[STATED TASK]
The data below holds a line containing "The picture is" and a line containing "import matplotlib.pyplot as plt"; please quote exactly those two lines and every line between them, and nothing else.

[DATA EXCERPT]

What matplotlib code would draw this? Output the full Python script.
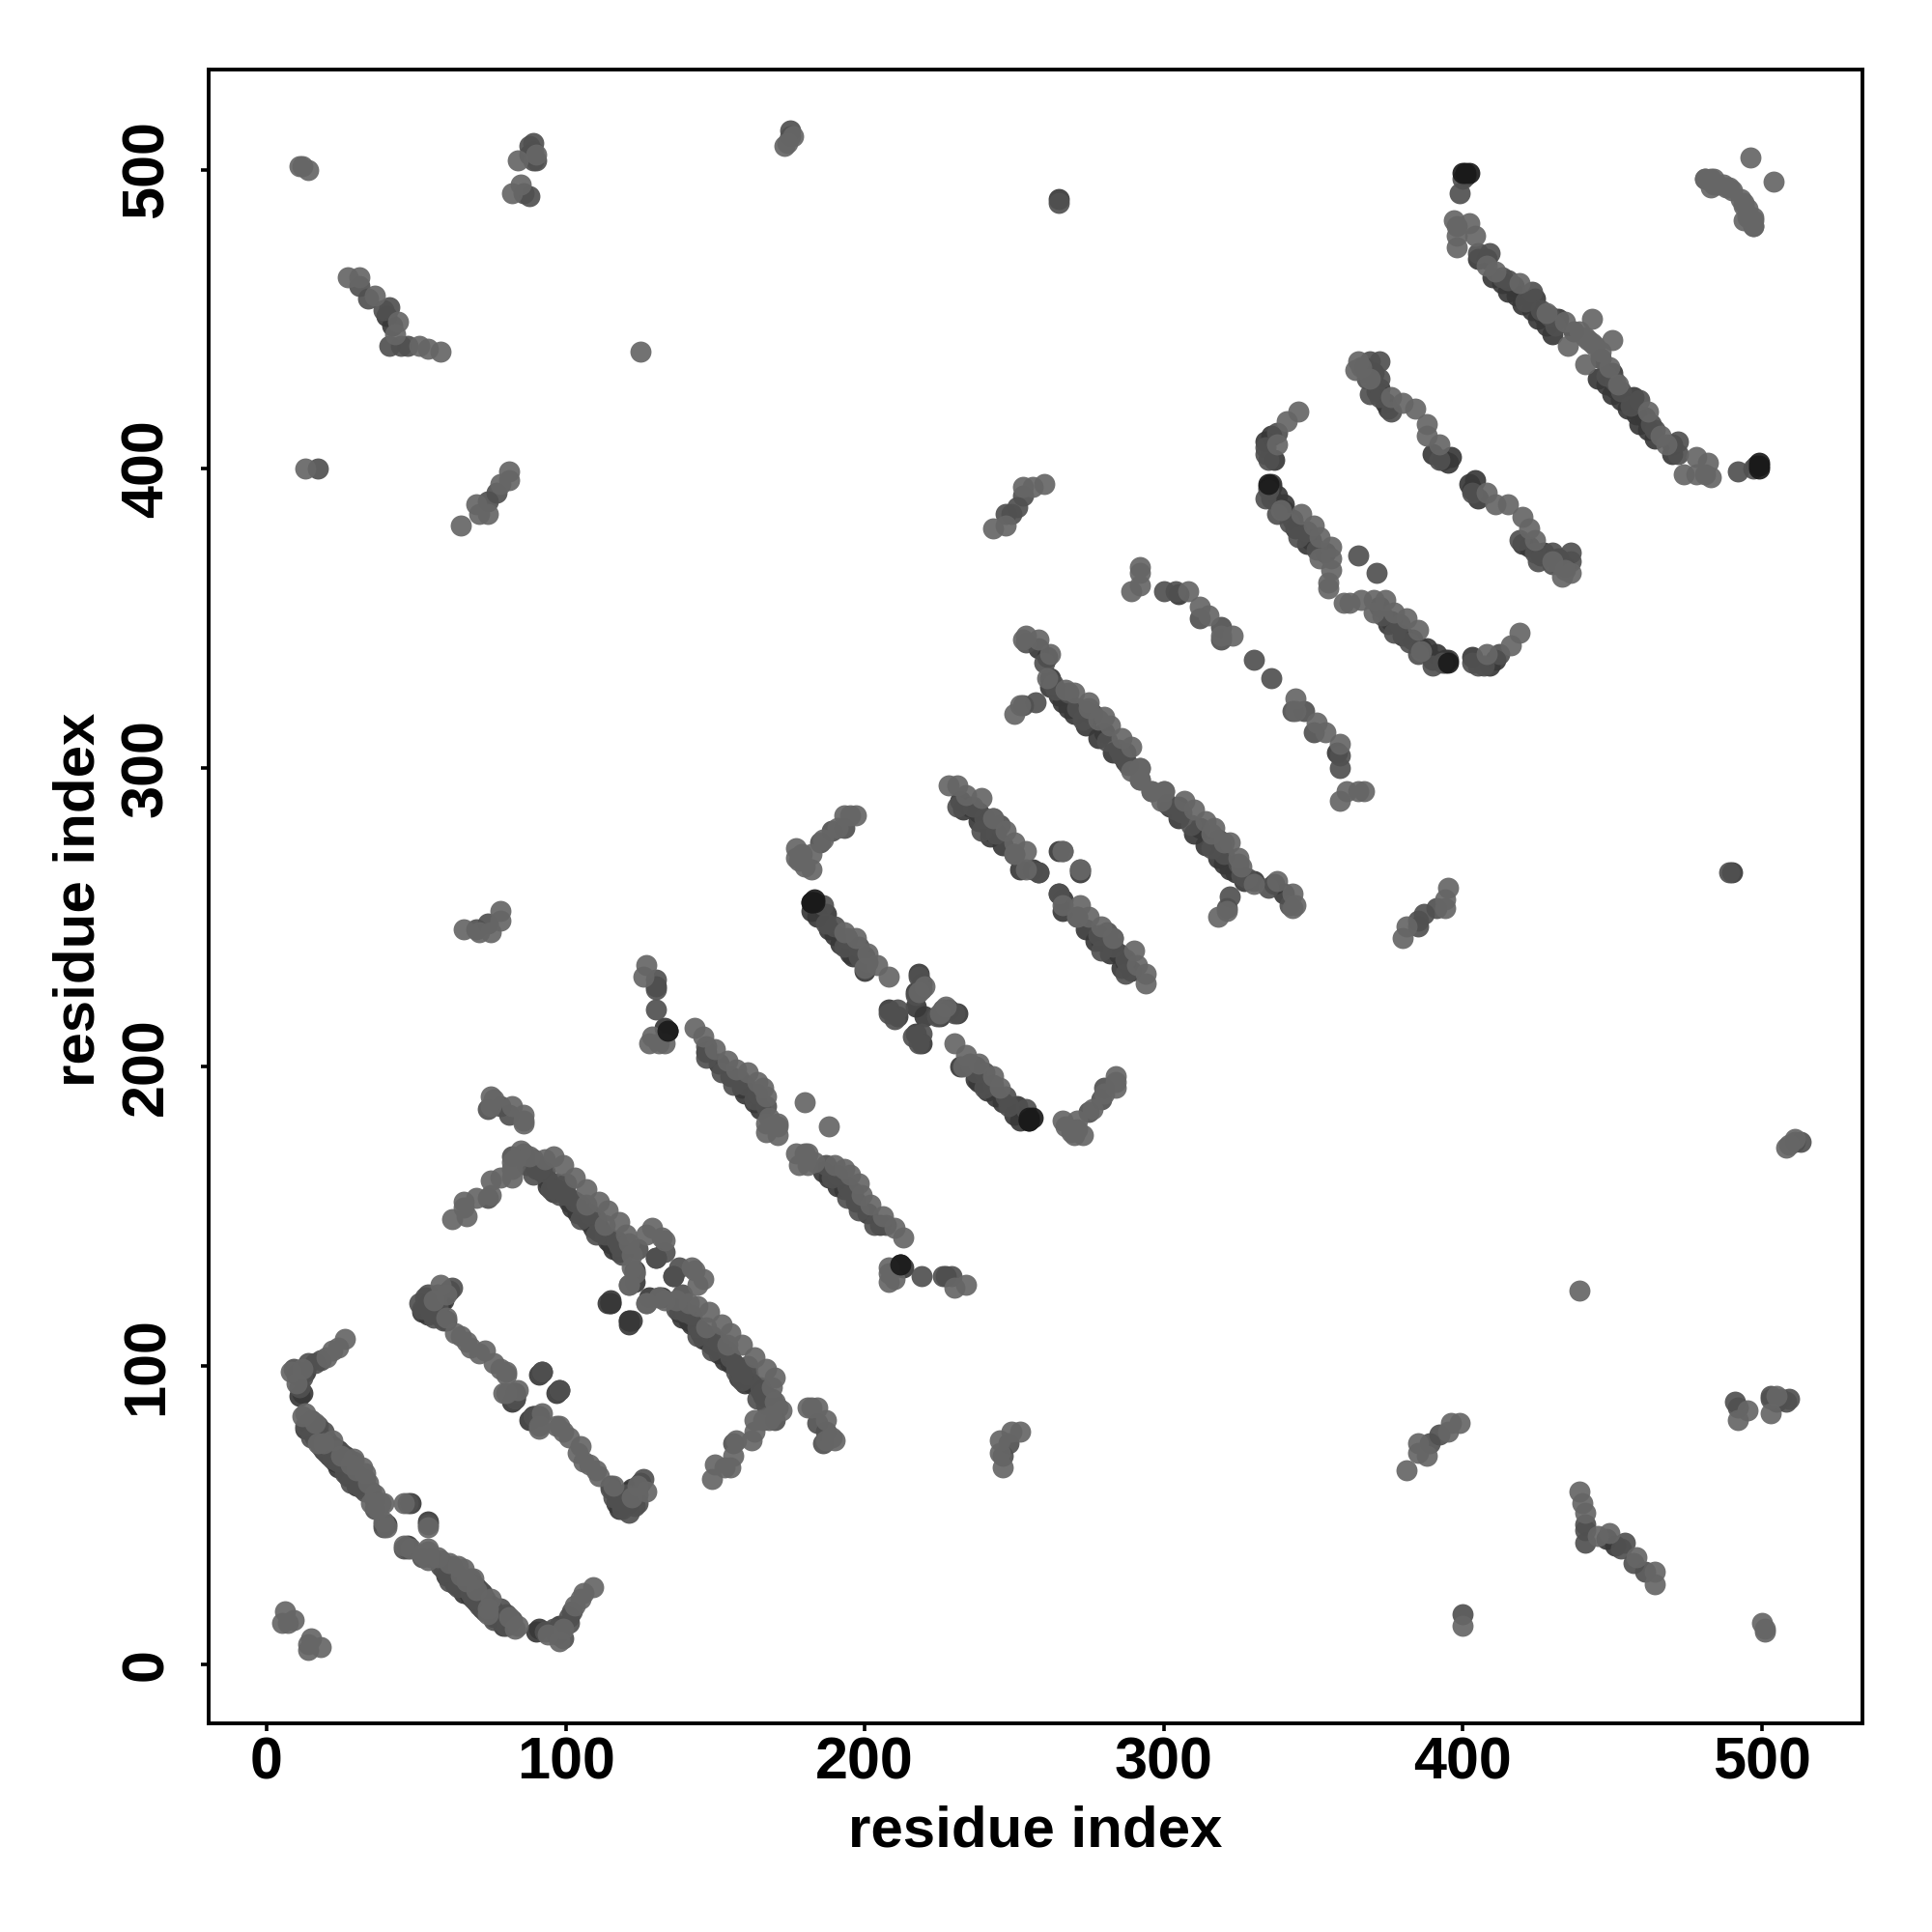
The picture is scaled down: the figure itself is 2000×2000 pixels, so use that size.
import matplotlib
matplotlib.use("Agg")
import matplotlib.pyplot as plt

light_contacts = [
    (5, 14), (6, 18), (7, 14), (9, 15),
    (12, 83), (13, 84), (16, 81), (19, 74), (17, 74), (22, 75), (25, 70), (29, 69), (33, 64), (30, 65),
    (34, 61), (36, 57), (35, 54), (38, 54), (39, 54), (39, 48), (46, 54), (40, 46), (37, 52), (28, 67), (32, 66),
    (10, 94), (12, 99), (20, 103), (22, 105), (24, 106), (26, 109), (8, 98),
    (58, 127), (60, 124), (56, 122), (60, 116), (63, 111), (65, 110), (67, 108), (68, 106), (71, 104),
    (73, 105), (76, 101), (78, 99), (80, 98), (80, 91), (91, 79), (97, 80), (92, 84),
    (62, 149), (67, 150), (66, 155), (66, 153), (70, 156), (75, 157), (75, 162), (78, 163), (82, 163), (82, 166),
    (83, 169), (82, 168), (85, 172), (93, 169), (88, 170), (107, 154), (113, 147), (120, 144), (121, 141), (122, 137),
    (127, 144), (129, 146), (133, 142), (132, 143), (122, 133), (121, 127), (127, 121), (131, 123),
    (96, 170), (99, 167), (103, 163), (107, 159), (111, 155), (114, 152), (118, 148),
    (75, 190), (75, 187), (76, 189), (82, 187), (86, 184), (86, 181), (86, 182),
    (127, 234), (126, 230), (128, 208), (131, 208), (133, 208), (129, 210),
    (143, 213), (146, 210), (150, 206), (154, 202), (157, 199), (161, 198), (164, 195), (166, 193), (167, 190),
    (167, 181), (171, 180), (171, 177), (168, 183), (180, 188), (171, 181), (167, 178),
    (177, 273), (178, 269), (177, 270), (179, 271), (182, 266), (182, 271), (180, 267), (193, 284), (197, 284), (195, 284),
    (191, 280), (186, 276),
    (197, 243), (193, 245), (201, 238), (200, 233), (204, 234), (208, 230), (220, 227), (218, 225),
    (228, 294), (231, 294), (234, 291), (239, 290), (247, 279), (243, 283), (250, 275), (254, 272), (250, 271),
    (254, 266), (266, 272), (252, 321), (250, 318),
    (258, 343), (254, 344), (253, 343), (262, 338), (261, 330), (267, 326), (275, 320), (278, 316), (282, 314), (286, 310),
    (289, 307), (292, 300), (296, 292), (292, 296), (300, 292), (299, 289), (270, 325), (275, 322), (280, 317),
    (292, 367), (292, 365), (289, 359), (292, 361),
    (308, 359), (312, 354), (315, 351), (323, 344), (319, 344),
    (345, 419), (341, 416), (338, 408),
    (339, 386), (346, 385), (350, 381), (352, 377), (356, 374), (352, 370), (356, 370), (356, 366), (355, 362), (355, 360),
    (365, 436), (364, 433), (369, 430), (376, 424), (380, 422), (384, 420), (388, 415), (388, 411), (392, 408), (366, 434),
    (408, 468), (419, 462), (411, 466), (397, 483), (398, 478), (404, 478), (398, 474), (398, 481), (402, 482), (443, 450),
    (428, 452), (434, 449), (439, 446), (441, 444), (435, 441), (443, 442),
    (481, 497), (483, 497), (485, 495), (488, 494), (490, 493), (496, 504), (494, 489), (497, 481), (497, 484), (495, 487),
    (484, 495), (483, 494),
    (12, 501), (14, 500), (11, 501), (84, 503), (82, 492), (85, 495), (90, 505), (173, 508), (174, 509), (176, 511),
    (27, 464), (31, 464), (44, 449), (43, 445), (54, 440), (58, 439), (51, 441), (36, 458),
    (125, 439), (13, 400), (65, 381), (70, 388), (71, 385), (74, 385), (78, 395), (81, 396), (81, 399),
    (243, 380), (247, 381), (253, 394), (260, 395), (256, 394),
    (66, 246), (71, 245), (75, 245), (78, 252), (78, 249),
]
mid_contacts = [
    (13, 80), (15, 82), (17, 80), (19, 78), (15, 76), (18, 73), (20, 71), (23, 72), (25, 71), (24, 68), (22, 69), (27, 69),
    (29, 68), (26, 64), (28, 61), (31, 63), (31, 60), (33, 62), (33, 58), (32, 59), (35, 58), (36, 55), (36, 52),
    (39, 47), (39, 46), (47, 54),
    (9, 99), (10, 97), (11, 98), (14, 101), (16, 101), (18, 102), (12, 96), (11, 93),
    (51, 121), (52, 119), (53, 123), (55, 118), (57, 120), (62, 126), (56, 116), (59, 115), (83, 89), (83, 91), (92, 98),
    (54, 124), (57, 124),
    (74, 156), (82, 170), (86, 171), (87, 167), (89, 169), (91, 166), (89, 164), (93, 165), (97, 161), (100, 161),
    (95, 159), (98, 157), (103, 155), (100, 157), (105, 154), (105, 149), (108, 151), (110, 149), (113, 144), (110, 144),
    (117, 142), (119, 137), (118, 140), (124, 139), (123, 131), (130, 136), (138, 133),
    (78, 187), (74, 186), (81, 184),
    (130, 229), (130, 226), (130, 219), (134, 212),
    (147, 207), (147, 203), (152, 198), (156, 194), (160, 194), (163, 189), (158, 196), (164, 191), (167, 187),
    (185, 275), (189, 279), (193, 280),
    (186, 254), (187, 248), (190, 247), (194, 243), (198, 237), (201, 235), (193, 240), (198, 240),
    (208, 218), (211, 219), (210, 216), (218, 230), (217, 224), (219, 226),
    (231, 287), (236, 287), (240, 283), (239, 279), (243, 283), (244, 278), (245, 281), (250, 271), (258, 265),
    (266, 272), (253, 321), (257, 322), (264, 326), (268, 325), (271, 320), (273, 316), (281, 309), (286, 304),
    (285, 306), (288, 301), (254, 342), (260, 335), (263, 328),
    (300, 359), (304, 359), (312, 350), (319, 347), (319, 343), (330, 336),
    (338, 412), (334, 407), (335, 403), (334, 405), (335, 393), (334, 390), (338, 385), (342, 382), (345, 377), (348, 379),
    (351, 373), (365, 371),
    (369, 436), (372, 436), (368, 430), (372, 430), (372, 424), (376, 419), (369, 425), (392, 403),
    (409, 472), (405, 472), (413, 464), (415, 463), (423, 459), (426, 453), (429, 451), (431, 448), (437, 446), (421, 456),
    (399, 492), (400, 497),
    (89, 509), (89, 503), (88, 491), (86, 492), (175, 513), (175, 511), (89, 506), (90, 503), (88, 508),
    (34, 457), (31, 461), (39, 453), (41, 454), (41, 441), (45, 441), (47, 441),
    (17, 400), (74, 389), (77, 392), (247, 385), (251, 387), (253, 391), (249, 385),
    (74, 248), (70, 246), (265, 489),
]
dark_contacts = [
    (14, 81), (16, 79), (18, 76), (20, 75), (22, 73), (24, 72), (26, 70), (25, 67), (27, 66), (29, 65), (23, 70), (21, 72),
    (30, 62), (28, 63), (12, 91), (11, 90), (13, 98), (48, 54), (40, 47),
    (16, 76), (19, 72), (21, 70), (24, 66), (27, 63), (30, 60), (13, 79), (18, 74), (23, 68), (26, 65),
    (54, 121), (56, 119), (59, 122), (61, 125), (60, 115), (83, 90), (82, 88), (91, 83), (89, 83),
    (52, 118), (54, 117), (55, 120), (57, 117), (58, 121), (92, 98), (91, 97),
    (90, 167), (92, 165), (94, 160), (96, 158), (99, 158), (101, 155), (102, 153), (104, 151), (107, 149), (109, 146),
    (111, 146), (114, 143), (115, 141), (116, 139), (121, 115), (115, 121), (130, 136), (122, 115), (114, 121),
    (132, 123), (123, 128),
    (90, 166), (94, 162), (97, 159), (101, 156), (104, 152), (108, 148), (111, 145), (114, 142), (118, 138),
    (130, 227), (134, 212), (160, 191), (165, 186), (147, 205), (151, 201), (155, 197), (159, 193), (163, 188),
    (182, 252), (187, 251), (190, 244), (195, 238), (200, 237), (184, 250), (188, 246), (192, 241), (196, 237), (200, 232),
    (208, 219), (211, 217), (218, 231), (217, 225), (219, 228), (220, 217),
    (235, 287), (238, 285), (242, 279), (252, 266), (256, 266), (258, 265), (265, 272),
    (233, 286), (238, 282), (242, 277), (246, 274), (232, 289),
    (274, 319), (276, 318), (280, 312), (287, 305), (258, 340), (261, 337), (262, 330), (265, 324), (268, 320),
    (262, 327), (266, 322), (270, 318), (274, 314), (278, 310), (283, 305), (287, 302),
    (305, 358), (334, 409), (336, 411), (337, 403), (336, 395), (338, 391), (340, 388), (343, 383), (349, 376), (354, 372),
    (336, 390), (340, 386), (344, 380), (348, 375), (336, 394), (335, 394),
    (367, 434), (370, 432), (372, 427), (375, 420), (395, 402), (417, 461), (424, 457), (427, 451), (432, 450),
    (368, 432), (371, 426), (374, 422), (390, 405), (393, 403), (396, 404),
    (405, 470), (410, 464), (415, 459), (420, 455), (425, 450), (430, 445), (408, 470), (413, 462), (418, 458), (423, 453),
    (428, 448),
    (401, 498), (88, 505), (265, 490), (42, 448), (40, 451), (213, 133),
]
black_contacts = [
    (182, 255), (183, 255), (256, 183), (255, 182), (395, 335),
    (134, 212), (402, 499), (401, 499), (400, 499),
]

tick_values = [0, 100, 200, 300, 400, 500]

plt.rcParams["font.family"] = ["Liberation Sans", "DejaVu Sans"]
plt.rcParams["font.weight"] = "bold"

fig = plt.figure(figsize=(10, 10), dpi=200)
ax = fig.add_axes([216 / 2000, (2000 - 1783.5) / 2000, 1712 / 2000, 1712 / 2000])


def DrawContacts(contacts, colour):
    xs = [c[0] for c in contacts] + [c[1] for c in contacts]
    ys = [c[1] for c in contacts] + [c[0] for c in contacts]
    ax.scatter(xs, ys, s=62, color=colour, alpha=0.92, linewidths=0, zorder=3)


DrawContacts(dark_contacts, "#383838")
DrawContacts(mid_contacts, "#505050")
DrawContacts(light_contacts, "#666666")
DrawContacts(black_contacts, "#1a1a1a")

ax.set_xlim(-19.4, 533.6)
ax.set_ylim(-19.4, 533.6)
ax.set_xticks(tick_values)
ax.set_yticks(tick_values)
ax.tick_params(axis="x", length=3, width=1.3, pad=2, labelsize=22)
ax.tick_params(axis="y", length=3, width=1.3, pad=9.5, labelsize=22)
for label in ax.get_yticklabels():
    label.set_rotation(90)
    label.set_va("center")
for spine in ax.spines.values():
    spine.set_linewidth(1.4)

ax.set_xlabel("residue index", fontsize=21.6, fontweight="bold")
ax.set_ylabel("residue index", fontsize=21.6, fontweight="bold")
ax.xaxis.set_label_coords(0.5, -0.066)
ax.yaxis.set_label_coords(-0.078, 0.4975)
ax.xaxis.label.set_va("center")
ax.yaxis.label.set_va("center")

fig.savefig("out.png", dpi=200)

[ANSWER]
The picture is scaled down: the figure itself is 2000×2000 pixels, so use that size.
import matplotlib
matplotlib.use("Agg")
import matplotlib.pyplot as plt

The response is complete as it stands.